### EXTRACTED ENTRIES
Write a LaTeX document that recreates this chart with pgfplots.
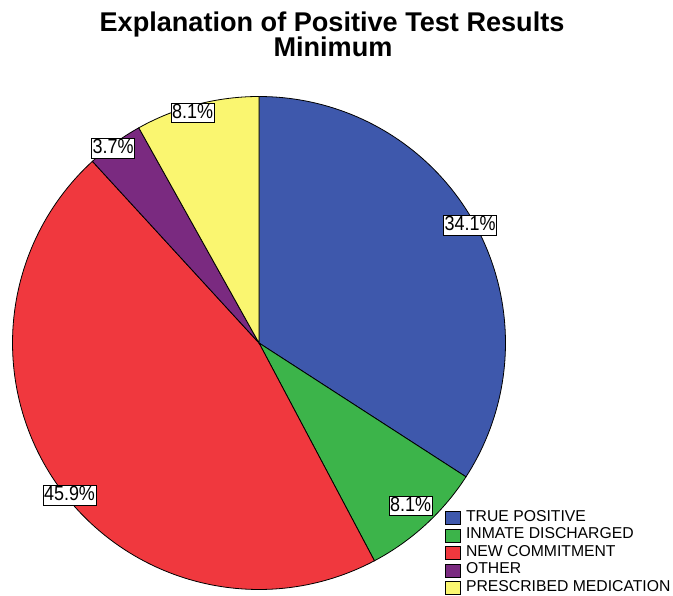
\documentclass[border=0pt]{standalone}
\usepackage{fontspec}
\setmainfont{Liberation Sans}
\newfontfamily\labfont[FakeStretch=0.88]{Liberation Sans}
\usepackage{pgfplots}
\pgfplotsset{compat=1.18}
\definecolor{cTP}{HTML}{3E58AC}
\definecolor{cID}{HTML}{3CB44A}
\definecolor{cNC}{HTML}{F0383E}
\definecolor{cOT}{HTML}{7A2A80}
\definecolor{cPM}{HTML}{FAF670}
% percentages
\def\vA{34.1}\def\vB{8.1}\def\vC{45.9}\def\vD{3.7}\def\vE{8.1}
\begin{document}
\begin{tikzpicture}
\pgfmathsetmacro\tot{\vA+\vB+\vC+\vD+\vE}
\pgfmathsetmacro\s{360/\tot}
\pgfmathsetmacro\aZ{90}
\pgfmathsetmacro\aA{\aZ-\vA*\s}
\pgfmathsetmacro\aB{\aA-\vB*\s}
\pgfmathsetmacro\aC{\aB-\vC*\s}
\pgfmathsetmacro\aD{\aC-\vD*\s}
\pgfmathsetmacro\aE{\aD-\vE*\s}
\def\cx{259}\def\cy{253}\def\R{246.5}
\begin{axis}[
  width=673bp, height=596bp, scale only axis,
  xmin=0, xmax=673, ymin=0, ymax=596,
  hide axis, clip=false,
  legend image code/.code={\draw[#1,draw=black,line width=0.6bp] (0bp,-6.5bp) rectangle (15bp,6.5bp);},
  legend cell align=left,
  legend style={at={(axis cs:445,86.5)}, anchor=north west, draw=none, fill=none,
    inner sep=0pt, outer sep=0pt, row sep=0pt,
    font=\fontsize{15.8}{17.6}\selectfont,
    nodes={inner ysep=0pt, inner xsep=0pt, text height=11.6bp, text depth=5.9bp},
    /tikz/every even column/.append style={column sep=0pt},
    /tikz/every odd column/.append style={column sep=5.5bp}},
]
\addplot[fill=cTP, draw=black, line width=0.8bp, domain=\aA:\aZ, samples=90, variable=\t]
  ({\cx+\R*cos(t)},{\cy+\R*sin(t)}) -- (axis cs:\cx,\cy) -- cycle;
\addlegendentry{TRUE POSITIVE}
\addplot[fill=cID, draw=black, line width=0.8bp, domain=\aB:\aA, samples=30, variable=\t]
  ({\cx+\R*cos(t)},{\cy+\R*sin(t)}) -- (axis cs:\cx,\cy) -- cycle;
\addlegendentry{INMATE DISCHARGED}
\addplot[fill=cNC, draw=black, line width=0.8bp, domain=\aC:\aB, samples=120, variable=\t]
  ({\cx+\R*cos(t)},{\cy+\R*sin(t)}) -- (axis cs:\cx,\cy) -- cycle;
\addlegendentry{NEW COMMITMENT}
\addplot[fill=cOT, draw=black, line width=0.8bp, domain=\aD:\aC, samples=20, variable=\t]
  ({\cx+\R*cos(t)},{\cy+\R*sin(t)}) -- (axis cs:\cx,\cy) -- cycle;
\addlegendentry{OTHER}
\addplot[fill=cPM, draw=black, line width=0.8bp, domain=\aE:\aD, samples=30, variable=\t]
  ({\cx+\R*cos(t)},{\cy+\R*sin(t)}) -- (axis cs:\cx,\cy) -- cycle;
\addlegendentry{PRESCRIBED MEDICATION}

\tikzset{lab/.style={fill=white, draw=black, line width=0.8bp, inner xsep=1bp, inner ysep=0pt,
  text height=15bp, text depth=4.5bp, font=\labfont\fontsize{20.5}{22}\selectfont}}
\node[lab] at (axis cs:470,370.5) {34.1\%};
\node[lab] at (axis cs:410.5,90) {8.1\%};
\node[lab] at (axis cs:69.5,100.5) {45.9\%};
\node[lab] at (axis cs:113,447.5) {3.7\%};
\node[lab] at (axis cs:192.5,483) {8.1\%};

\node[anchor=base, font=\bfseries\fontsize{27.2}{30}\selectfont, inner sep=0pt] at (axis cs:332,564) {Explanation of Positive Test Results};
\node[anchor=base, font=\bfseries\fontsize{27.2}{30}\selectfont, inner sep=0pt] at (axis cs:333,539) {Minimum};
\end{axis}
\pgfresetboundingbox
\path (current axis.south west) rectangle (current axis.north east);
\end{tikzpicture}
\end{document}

--

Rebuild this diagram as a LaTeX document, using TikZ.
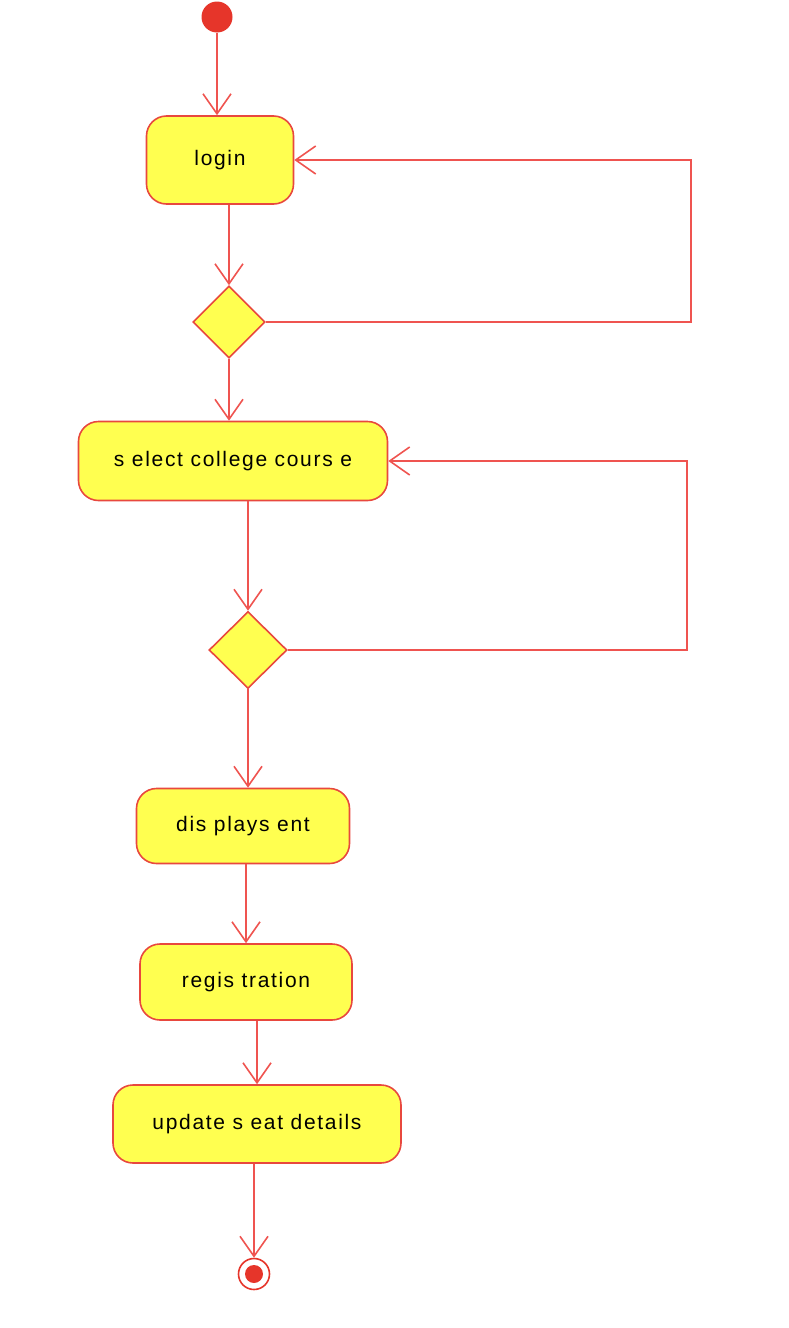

### WRITTEN INSTRUCTION
In the records above, how many lines hold the string "chart"? Reply with only the number.

### FINAL RESULT
1